= Indian Starlets =

Indian cricket team

Indian Starlets were a team of young Indian cricketers who played 16 first-class matches between 1960 and 1967.

==Tour of Pakistan, 1959-60==
Seventeen players took part in a tour of Pakistan in April and May 1960. They played seven first-class matches; all were drawn. The players, with their ages at the beginning of the tour, were:

- Sudhakar Adhikari (20)
- Lala Amarnath (48) (captain in the two matches he played)
- Prem Bhatia (20)
- Dinabandu (age unknown)
- Farokh Engineer (22)
- William Ghosh (31)
- Habib Ahmed (21) (captain in four of the five matches he played)
- Harcharan Singh (21)
- M. L. Jaisimha (21) (captain in one of the five matches he played)
- V. V. Kumar (24)
- Gulshran Mehra (22)
- Madan Mehra (25)
- Vijay Mehra (22)
- A. G. Milkha Singh (18)
- B. B. Nimbalkar (40)
- Chatta Ramesh (26)
- Ponnuswami Sitaram (27)

Milkha Singh was the leading batsman, with 469 runs at an average of 117.25 and three centuries. Ghosh, Kumar and Sitaram were the most successful bowlers.

Apart from the experienced Amarnath, while most of the players had substantial careers in Indian domestic cricket, only Engineer, Jaisimha, Kumar, Vijay Mehra and Milkha Singh went on to play Test cricket.

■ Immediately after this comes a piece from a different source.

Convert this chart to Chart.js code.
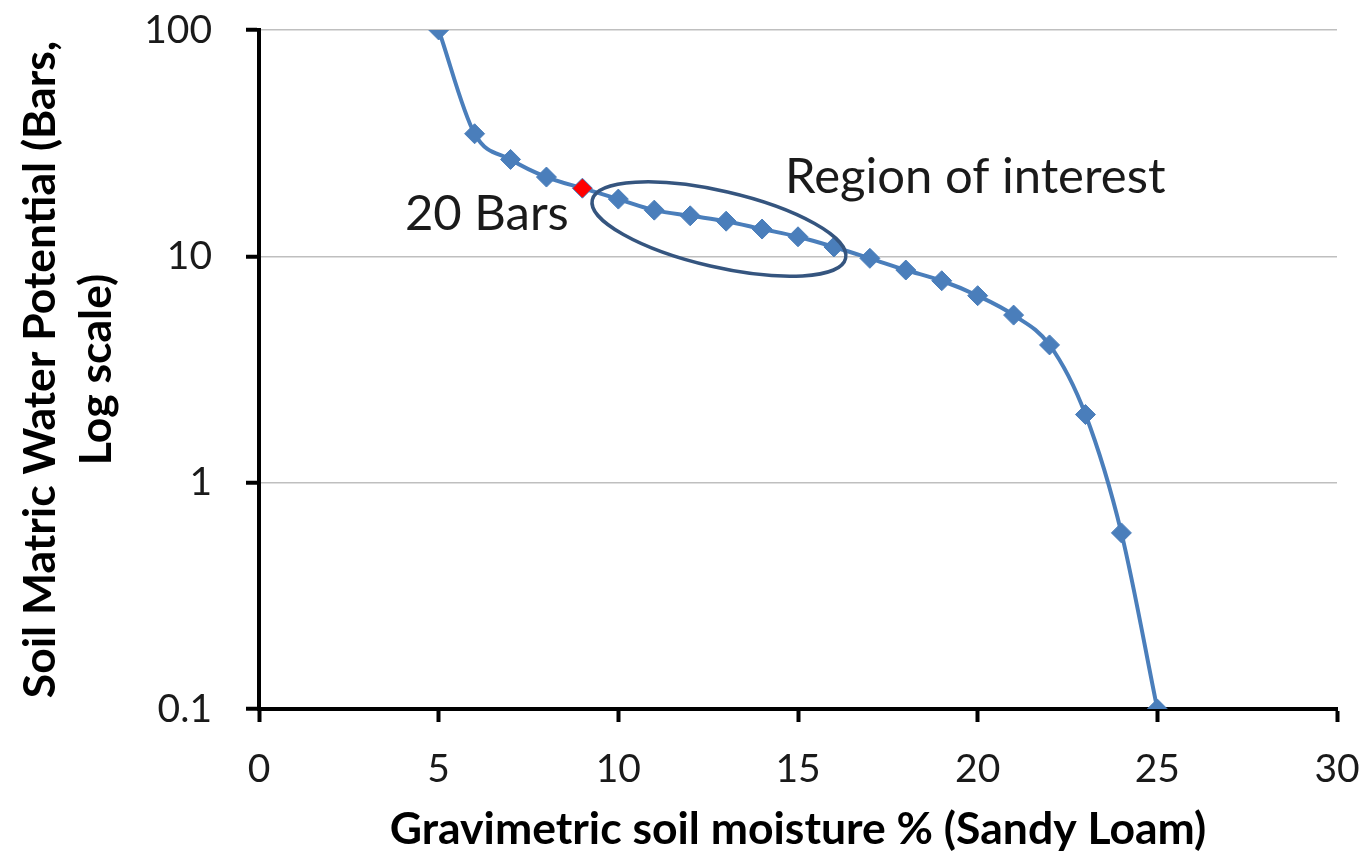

==Moin-ud-Dowlah Gold Cup Tournament==
Indian Starlets played a friendly match in March 1963 against an Andhra Chief Minister's XI. It was drawn.

Between 1964-65 and 1967-68 Indian Starlets competed in the annual first-class Moin-ud-Dowlah Gold Cup Tournament held in Hyderabad at Lal Bahadur Shastri Stadium. They played eight matches in all, drawing the first six and losing the last two. They reached the final in 1964-65 (in which their opponents, Associated Cement Company, were declared the winners on the basis of their 253-run first innings lead) and in 1966–67, when they lost to State Bank of India by 16 runs.

Of their 16 first-class matches, Indian Starlets drew the first 14 and lost the last two.

Indian Starlets teams also toured Malaysia in 1973 and Sri Lanka in 1978–79, but no first-class matches were played on either tour.